Repeat the data word for word. Do not include the pictures.

>>>

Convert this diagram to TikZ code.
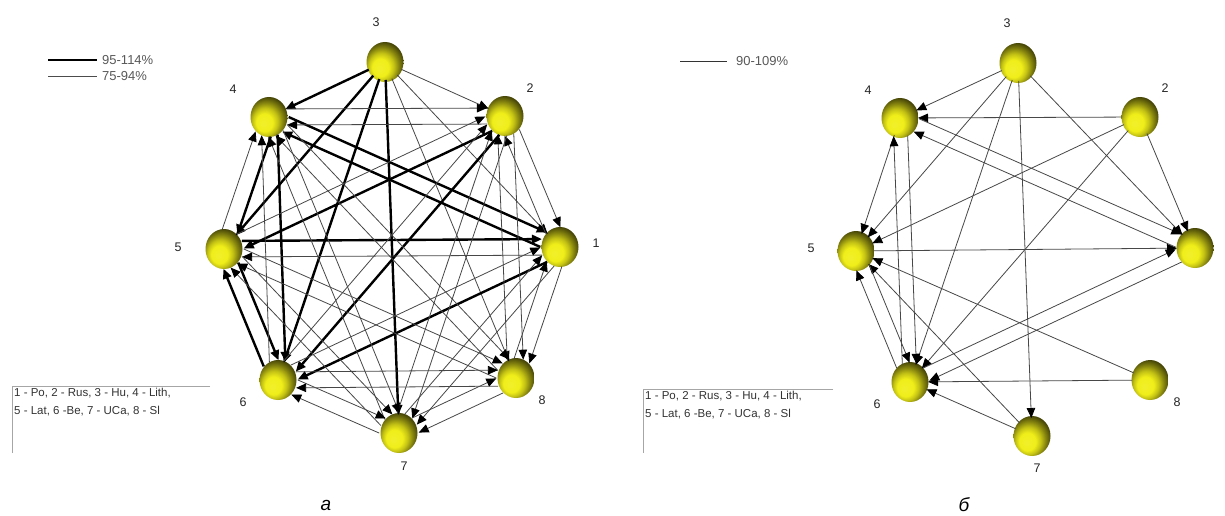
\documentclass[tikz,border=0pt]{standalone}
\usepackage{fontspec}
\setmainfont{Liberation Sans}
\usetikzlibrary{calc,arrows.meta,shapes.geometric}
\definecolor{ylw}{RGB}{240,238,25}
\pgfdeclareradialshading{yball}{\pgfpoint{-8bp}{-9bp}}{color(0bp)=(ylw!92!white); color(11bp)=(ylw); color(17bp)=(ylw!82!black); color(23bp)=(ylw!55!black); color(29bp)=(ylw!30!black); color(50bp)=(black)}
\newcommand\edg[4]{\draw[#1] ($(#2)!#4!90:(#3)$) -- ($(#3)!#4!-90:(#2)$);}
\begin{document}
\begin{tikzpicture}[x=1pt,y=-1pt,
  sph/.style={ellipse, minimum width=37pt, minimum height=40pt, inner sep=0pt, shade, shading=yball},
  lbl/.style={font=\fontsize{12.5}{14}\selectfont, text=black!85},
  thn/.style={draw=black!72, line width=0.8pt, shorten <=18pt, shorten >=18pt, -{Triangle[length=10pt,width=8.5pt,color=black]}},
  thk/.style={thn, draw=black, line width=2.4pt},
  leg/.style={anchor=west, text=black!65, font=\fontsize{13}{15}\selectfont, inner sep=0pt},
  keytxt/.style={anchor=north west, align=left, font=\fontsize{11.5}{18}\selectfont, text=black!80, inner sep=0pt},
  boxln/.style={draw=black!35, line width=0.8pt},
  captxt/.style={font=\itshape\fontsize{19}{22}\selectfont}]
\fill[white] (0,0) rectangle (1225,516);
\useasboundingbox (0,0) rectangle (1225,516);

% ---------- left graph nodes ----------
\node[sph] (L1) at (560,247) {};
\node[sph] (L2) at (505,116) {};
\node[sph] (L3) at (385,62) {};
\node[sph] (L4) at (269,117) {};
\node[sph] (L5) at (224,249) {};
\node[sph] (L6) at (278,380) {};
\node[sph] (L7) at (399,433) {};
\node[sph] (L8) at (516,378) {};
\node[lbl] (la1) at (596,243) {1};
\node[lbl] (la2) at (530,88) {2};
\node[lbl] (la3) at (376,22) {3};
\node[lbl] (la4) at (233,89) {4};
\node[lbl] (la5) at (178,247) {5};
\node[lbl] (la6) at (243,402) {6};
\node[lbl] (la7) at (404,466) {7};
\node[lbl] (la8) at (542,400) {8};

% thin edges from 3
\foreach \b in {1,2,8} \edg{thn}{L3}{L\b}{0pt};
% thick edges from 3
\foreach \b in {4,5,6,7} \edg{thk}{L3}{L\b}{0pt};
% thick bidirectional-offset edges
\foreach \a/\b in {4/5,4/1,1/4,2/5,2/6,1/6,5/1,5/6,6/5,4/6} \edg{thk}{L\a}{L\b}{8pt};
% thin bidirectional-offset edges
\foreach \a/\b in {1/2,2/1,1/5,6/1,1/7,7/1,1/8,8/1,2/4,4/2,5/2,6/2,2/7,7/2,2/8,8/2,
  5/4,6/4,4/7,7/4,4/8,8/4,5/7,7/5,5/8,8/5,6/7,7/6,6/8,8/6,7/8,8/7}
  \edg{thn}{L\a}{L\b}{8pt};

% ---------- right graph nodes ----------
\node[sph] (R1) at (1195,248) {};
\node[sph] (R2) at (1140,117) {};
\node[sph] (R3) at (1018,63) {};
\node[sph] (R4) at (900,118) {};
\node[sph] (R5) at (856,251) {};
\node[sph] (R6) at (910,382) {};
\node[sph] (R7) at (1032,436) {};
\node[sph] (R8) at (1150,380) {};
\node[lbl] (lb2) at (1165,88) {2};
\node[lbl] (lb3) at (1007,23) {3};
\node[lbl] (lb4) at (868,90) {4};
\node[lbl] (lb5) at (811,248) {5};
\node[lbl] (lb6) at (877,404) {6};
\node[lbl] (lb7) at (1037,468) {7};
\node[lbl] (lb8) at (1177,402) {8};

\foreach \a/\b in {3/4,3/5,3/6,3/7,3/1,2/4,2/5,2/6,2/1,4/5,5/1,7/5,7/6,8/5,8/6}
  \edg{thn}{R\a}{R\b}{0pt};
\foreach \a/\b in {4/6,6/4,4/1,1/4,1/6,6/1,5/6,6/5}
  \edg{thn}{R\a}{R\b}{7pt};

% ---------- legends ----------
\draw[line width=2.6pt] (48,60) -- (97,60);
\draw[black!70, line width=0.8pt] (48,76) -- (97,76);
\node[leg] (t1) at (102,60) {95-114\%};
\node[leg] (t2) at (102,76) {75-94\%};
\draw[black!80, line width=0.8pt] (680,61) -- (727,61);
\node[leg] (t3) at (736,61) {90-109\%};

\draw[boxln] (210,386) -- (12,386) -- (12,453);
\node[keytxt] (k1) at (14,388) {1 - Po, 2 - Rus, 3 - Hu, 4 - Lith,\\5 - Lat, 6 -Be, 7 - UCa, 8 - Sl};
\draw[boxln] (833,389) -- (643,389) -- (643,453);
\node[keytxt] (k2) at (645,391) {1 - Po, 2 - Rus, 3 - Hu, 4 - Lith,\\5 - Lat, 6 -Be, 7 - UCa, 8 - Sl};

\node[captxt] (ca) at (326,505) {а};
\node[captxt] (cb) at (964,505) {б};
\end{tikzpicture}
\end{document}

<<<

REPLY:
Convert this diagram to TikZ code.
\documentclass[tikz,border=0pt]{standalone}
\usepackage{fontspec}
\setmainfont{Liberation Sans}
\usetikzlibrary{calc,arrows.meta,shapes.geometric}
\definecolor{ylw}{RGB}{240,238,25}
\pgfdeclareradialshading{yball}{\pgfpoint{-8bp}{-9bp}}{color(0bp)=(ylw!92!white); color(11bp)=(ylw); color(17bp)=(ylw!82!black); color(23bp)=(ylw!55!black); color(29bp)=(ylw!30!black); color(50bp)=(black)}
\newcommand\edg[4]{\draw[#1] ($(#2)!#4!90:(#3)$) -- ($(#3)!#4!-90:(#2)$);}
\begin{document}
\begin{tikzpicture}[x=1pt,y=-1pt,
  sph/.style={ellipse, minimum width=37pt, minimum height=40pt, inner sep=0pt, shade, shading=yball},
  lbl/.style={font=\fontsize{12.5}{14}\selectfont, text=black!85},
  thn/.style={draw=black!72, line width=0.8pt, shorten <=18pt, shorten >=18pt, -{Triangle[length=10pt,width=8.5pt,color=black]}},
  thk/.style={thn, draw=black, line width=2.4pt},
  leg/.style={anchor=west, text=black!65, font=\fontsize{13}{15}\selectfont, inner sep=0pt},
  keytxt/.style={anchor=north west, align=left, font=\fontsize{11.5}{18}\selectfont, text=black!80, inner sep=0pt},
  boxln/.style={draw=black!35, line width=0.8pt},
  captxt/.style={font=\itshape\fontsize{19}{22}\selectfont}]
\fill[white] (0,0) rectangle (1225,516);
\useasboundingbox (0,0) rectangle (1225,516);

% ---------- left graph nodes ----------
\node[sph] (L1) at (560,247) {};
\node[sph] (L2) at (505,116) {};
\node[sph] (L3) at (385,62) {};
\node[sph] (L4) at (269,117) {};
\node[sph] (L5) at (224,249) {};
\node[sph] (L6) at (278,380) {};
\node[sph] (L7) at (399,433) {};
\node[sph] (L8) at (516,378) {};
\node[lbl] (la1) at (596,243) {1};
\node[lbl] (la2) at (530,88) {2};
\node[lbl] (la3) at (376,22) {3};
\node[lbl] (la4) at (233,89) {4};
\node[lbl] (la5) at (178,247) {5};
\node[lbl] (la6) at (243,402) {6};
\node[lbl] (la7) at (404,466) {7};
\node[lbl] (la8) at (542,400) {8};

% thin edges from 3
\foreach \b in {1,2,8} \edg{thn}{L3}{L\b}{0pt};
% thick edges from 3
\foreach \b in {4,5,6,7} \edg{thk}{L3}{L\b}{0pt};
% thick bidirectional-offset edges
\foreach \a/\b in {4/5,4/1,1/4,2/5,2/6,1/6,5/1,5/6,6/5,4/6} \edg{thk}{L\a}{L\b}{8pt};
% thin bidirectional-offset edges
\foreach \a/\b in {1/2,2/1,1/5,6/1,1/7,7/1,1/8,8/1,2/4,4/2,5/2,6/2,2/7,7/2,2/8,8/2,
  5/4,6/4,4/7,7/4,4/8,8/4,5/7,7/5,5/8,8/5,6/7,7/6,6/8,8/6,7/8,8/7}
  \edg{thn}{L\a}{L\b}{8pt};

% ---------- right graph nodes ----------
\node[sph] (R1) at (1195,248) {};
\node[sph] (R2) at (1140,117) {};
\node[sph] (R3) at (1018,63) {};
\node[sph] (R4) at (900,118) {};
\node[sph] (R5) at (856,251) {};
\node[sph] (R6) at (910,382) {};
\node[sph] (R7) at (1032,436) {};
\node[sph] (R8) at (1150,380) {};
\node[lbl] (lb2) at (1165,88) {2};
\node[lbl] (lb3) at (1007,23) {3};
\node[lbl] (lb4) at (868,90) {4};
\node[lbl] (lb5) at (811,248) {5};
\node[lbl] (lb6) at (877,404) {6};
\node[lbl] (lb7) at (1037,468) {7};
\node[lbl] (lb8) at (1177,402) {8};

\foreach \a/\b in {3/4,3/5,3/6,3/7,3/1,2/4,2/5,2/6,2/1,4/5,5/1,7/5,7/6,8/5,8/6}
  \edg{thn}{R\a}{R\b}{0pt};
\foreach \a/\b in {4/6,6/4,4/1,1/4,1/6,6/1,5/6,6/5}
  \edg{thn}{R\a}{R\b}{7pt};

% ---------- legends ----------
\draw[line width=2.6pt] (48,60) -- (97,60);
\draw[black!70, line width=0.8pt] (48,76) -- (97,76);
\node[leg] (t1) at (102,60) {95-114\%};
\node[leg] (t2) at (102,76) {75-94\%};
\draw[black!80, line width=0.8pt] (680,61) -- (727,61);
\node[leg] (t3) at (736,61) {90-109\%};

\draw[boxln] (210,386) -- (12,386) -- (12,453);
\node[keytxt] (k1) at (14,388) {1 - Po, 2 - Rus, 3 - Hu, 4 - Lith,\\5 - Lat, 6 -Be, 7 - UCa, 8 - Sl};
\draw[boxln] (833,389) -- (643,389) -- (643,453);
\node[keytxt] (k2) at (645,391) {1 - Po, 2 - Rus, 3 - Hu, 4 - Lith,\\5 - Lat, 6 -Be, 7 - UCa, 8 - Sl};

\node[captxt] (ca) at (326,505) {а};
\node[captxt] (cb) at (964,505) {б};
\end{tikzpicture}
\end{document}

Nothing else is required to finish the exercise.